- [MATERIAL]:
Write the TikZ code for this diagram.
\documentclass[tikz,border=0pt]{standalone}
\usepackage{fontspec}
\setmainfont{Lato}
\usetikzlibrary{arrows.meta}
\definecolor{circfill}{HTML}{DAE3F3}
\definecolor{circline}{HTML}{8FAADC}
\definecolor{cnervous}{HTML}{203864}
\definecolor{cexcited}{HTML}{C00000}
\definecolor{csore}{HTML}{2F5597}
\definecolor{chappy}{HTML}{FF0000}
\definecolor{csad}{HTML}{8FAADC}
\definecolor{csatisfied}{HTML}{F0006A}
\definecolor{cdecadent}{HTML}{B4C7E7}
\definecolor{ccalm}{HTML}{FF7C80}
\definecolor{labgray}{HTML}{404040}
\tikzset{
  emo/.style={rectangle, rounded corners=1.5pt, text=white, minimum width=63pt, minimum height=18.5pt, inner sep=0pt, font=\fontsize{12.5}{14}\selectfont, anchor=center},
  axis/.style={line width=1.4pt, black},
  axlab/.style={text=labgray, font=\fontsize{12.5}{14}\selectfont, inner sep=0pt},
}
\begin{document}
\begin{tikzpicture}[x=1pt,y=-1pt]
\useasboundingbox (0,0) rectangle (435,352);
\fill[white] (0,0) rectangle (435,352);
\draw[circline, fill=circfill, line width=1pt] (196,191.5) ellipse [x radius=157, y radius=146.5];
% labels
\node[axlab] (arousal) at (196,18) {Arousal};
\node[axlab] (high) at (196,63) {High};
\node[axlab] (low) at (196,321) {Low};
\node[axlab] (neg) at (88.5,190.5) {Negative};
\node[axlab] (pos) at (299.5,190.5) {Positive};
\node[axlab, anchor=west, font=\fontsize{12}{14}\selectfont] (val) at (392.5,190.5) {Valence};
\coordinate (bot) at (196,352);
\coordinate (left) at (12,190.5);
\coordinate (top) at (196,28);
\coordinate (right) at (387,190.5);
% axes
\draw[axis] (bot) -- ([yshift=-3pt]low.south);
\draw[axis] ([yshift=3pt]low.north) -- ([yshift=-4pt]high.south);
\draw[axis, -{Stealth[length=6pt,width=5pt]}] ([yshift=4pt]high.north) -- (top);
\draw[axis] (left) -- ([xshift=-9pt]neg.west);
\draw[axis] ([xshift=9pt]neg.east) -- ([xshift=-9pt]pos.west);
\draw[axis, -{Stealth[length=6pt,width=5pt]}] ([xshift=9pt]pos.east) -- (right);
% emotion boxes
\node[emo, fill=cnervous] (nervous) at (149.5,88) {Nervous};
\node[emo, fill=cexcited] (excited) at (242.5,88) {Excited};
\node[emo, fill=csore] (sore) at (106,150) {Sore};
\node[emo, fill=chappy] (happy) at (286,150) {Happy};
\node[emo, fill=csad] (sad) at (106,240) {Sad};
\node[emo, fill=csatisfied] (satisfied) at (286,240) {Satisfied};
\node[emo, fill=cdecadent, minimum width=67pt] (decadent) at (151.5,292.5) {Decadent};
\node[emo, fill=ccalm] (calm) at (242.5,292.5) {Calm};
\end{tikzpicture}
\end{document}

- [STATED GOAL]: Reproduce the listing in full. Keep it exactly as written.

- [ANSWER TO THIS PROBLEM]:
Write the TikZ code for this diagram.
\documentclass[tikz,border=0pt]{standalone}
\usepackage{fontspec}
\setmainfont{Lato}
\usetikzlibrary{arrows.meta}
\definecolor{circfill}{HTML}{DAE3F3}
\definecolor{circline}{HTML}{8FAADC}
\definecolor{cnervous}{HTML}{203864}
\definecolor{cexcited}{HTML}{C00000}
\definecolor{csore}{HTML}{2F5597}
\definecolor{chappy}{HTML}{FF0000}
\definecolor{csad}{HTML}{8FAADC}
\definecolor{csatisfied}{HTML}{F0006A}
\definecolor{cdecadent}{HTML}{B4C7E7}
\definecolor{ccalm}{HTML}{FF7C80}
\definecolor{labgray}{HTML}{404040}
\tikzset{
  emo/.style={rectangle, rounded corners=1.5pt, text=white, minimum width=63pt, minimum height=18.5pt, inner sep=0pt, font=\fontsize{12.5}{14}\selectfont, anchor=center},
  axis/.style={line width=1.4pt, black},
  axlab/.style={text=labgray, font=\fontsize{12.5}{14}\selectfont, inner sep=0pt},
}
\begin{document}
\begin{tikzpicture}[x=1pt,y=-1pt]
\useasboundingbox (0,0) rectangle (435,352);
\fill[white] (0,0) rectangle (435,352);
\draw[circline, fill=circfill, line width=1pt] (196,191.5) ellipse [x radius=157, y radius=146.5];
% labels
\node[axlab] (arousal) at (196,18) {Arousal};
\node[axlab] (high) at (196,63) {High};
\node[axlab] (low) at (196,321) {Low};
\node[axlab] (neg) at (88.5,190.5) {Negative};
\node[axlab] (pos) at (299.5,190.5) {Positive};
\node[axlab, anchor=west, font=\fontsize{12}{14}\selectfont] (val) at (392.5,190.5) {Valence};
\coordinate (bot) at (196,352);
\coordinate (left) at (12,190.5);
\coordinate (top) at (196,28);
\coordinate (right) at (387,190.5);
% axes
\draw[axis] (bot) -- ([yshift=-3pt]low.south);
\draw[axis] ([yshift=3pt]low.north) -- ([yshift=-4pt]high.south);
\draw[axis, -{Stealth[length=6pt,width=5pt]}] ([yshift=4pt]high.north) -- (top);
\draw[axis] (left) -- ([xshift=-9pt]neg.west);
\draw[axis] ([xshift=9pt]neg.east) -- ([xshift=-9pt]pos.west);
\draw[axis, -{Stealth[length=6pt,width=5pt]}] ([xshift=9pt]pos.east) -- (right);
% emotion boxes
\node[emo, fill=cnervous] (nervous) at (149.5,88) {Nervous};
\node[emo, fill=cexcited] (excited) at (242.5,88) {Excited};
\node[emo, fill=csore] (sore) at (106,150) {Sore};
\node[emo, fill=chappy] (happy) at (286,150) {Happy};
\node[emo, fill=csad] (sad) at (106,240) {Sad};
\node[emo, fill=csatisfied] (satisfied) at (286,240) {Satisfied};
\node[emo, fill=cdecadent, minimum width=67pt] (decadent) at (151.5,292.5) {Decadent};
\node[emo, fill=ccalm] (calm) at (242.5,292.5) {Calm};
\end{tikzpicture}
\end{document}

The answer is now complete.